An implementation can be found there: https://libraryofbabel.info/
Very good reference. It is a problem that will remain.
I'm now convinced that Google will show artificial results as an amalgamation of the other results and pocket the ad views for themselves. It's the logical conclusion isn't it? Question is how they would distinguish those results in search.
It makes perfect sense. I guess the crux of Google Search is to give you an answer to a question. Do you care who gives you the answer as long as it is right?
I suppose the knowledge graph is a step towards this. But people will always want to read more about a subject and share a link to other people, so this seems like the logical next step!
At least we can still use Google to search Reddit.
total gibberish?
The original uses Markov chains, was usurped a couple of years ago by https://old.reddit.com/r/SubSimulatorGPT2/
Until all reddit posts will be gpt-3 generated.
It should be possible to train an upvote prediction model conditioned on submission title. This could then be used to optimize GPT-3-family models to produce text which had the highest predicted upvote response. It's a couple-weekend project and I'd be surprised if an AI-hobbiest hadn't done it already.
In the trivial case, karma farming bots just keep a database of all Reddit history (it is a public dataset, few hundred gigabytes) and repost the top comments (top threads even) whenever they detect a reposted link (extra points for similarity / reverse image searching)

It’s a project I have on the back burner to analyze Reddit history to check what ratio of comments are actually original, and I’d like to build a link aggregator that sorts by novelty.

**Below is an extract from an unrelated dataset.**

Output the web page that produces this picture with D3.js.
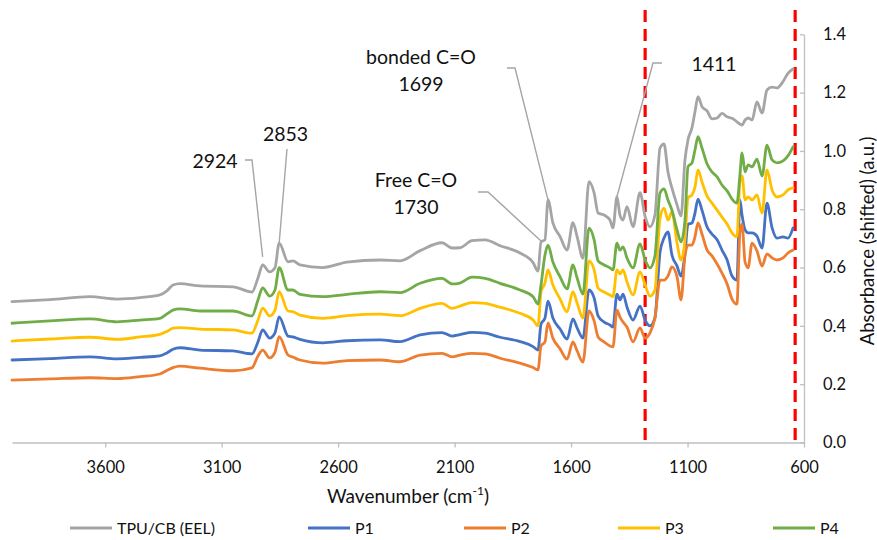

I've thought about this too, and the fact that I've not seen such a bot so far is pretty unbelievable. It's not a huge amount of work to code it. Working across the whole of Reddit (or HN for that matter), it would gather an ungodly amount of karma (and awards) in a small amount of time.
Everyone on Reddit is a bot except you.
That must be Meta's long game with their social network. It's much easier to identify signals if you know who is sending.
Yes, I think the same. Search engines try to match what exists (finitely, so it will always be a limitation) of previously created content with our query or need to know, while AI can generate and adjust the answer to what we need or want to know, even for our purpose, intellectual level, etc. Basically, tailored responses.
> utterly convincing but totally useless content.

Whether it’s convincing depends on your background. Those in society who can distinguish reality from fiction will still be rewarded, for obvious reasons. So that’s a difference from our current world in degree, not in kind.

When say "this convincing" what are you basing it on?
That is true of human generated content as well, so I think that makes this a good thing in the long run.